The European Commission (EC) also announced on June 6 its aim of phasing out seaborne imports of Russian oil into the bloc over several months, with states more dependent on Russian crude, preferring a gradual reduction. The bloc’s sixth sanctions package also prohibits EU operators from insuring and financing seaborne transport of Russian oil to third countries. The ban became effective after a six-month period. But Russia expects to evade the ban by using state guarantees within the framework of interstate agreements with third countries, according to Dmitry Medvedev, deputy chairman of the Security Council of Russia.
“They know that they will still have to find ‘gray’ schemes to get our feedstock and pay for it somehow, bypassing their own idiotic sanctions,” Medvedev said in a Telegram post, adding that Europe will be unable to cut itself off from Russian oil immediately and will thus have to rely on alternative methods to continue importing. Medvedev also noted that European fuel consumers would eventually be forced to search elsewhere to find oil similar in quality to that produced by Russia. “In so doing, they will face a shortage of certain fuel types, such as diesel, which is needed for trucks and agricultural equipment.”

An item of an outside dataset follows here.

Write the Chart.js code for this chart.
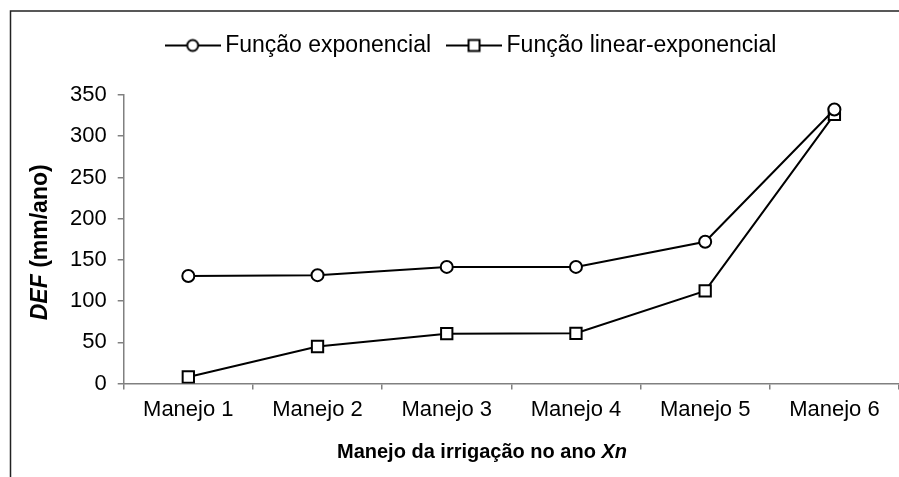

It should be emphasised, however, that a strong currency does not necessarily mean that Russia’s economy is humming along without any issues. On the contrary, with inflation surging, food prices rising sharply in recent months and Russia’s gross domestic product (GDP) on course to contract by double-digits this year, the average Russian is still undoubtedly feeling the pain from Moscow’s decision to go to war, with the subsequent sanctions. Nonetheless, the sheer magnitude of the ruble’s reversal has been astonishing to witness and has given Russia’s Western adversaries an unexpected problem, even if further appreciation is likely to be deemed by Moscow as undesirable.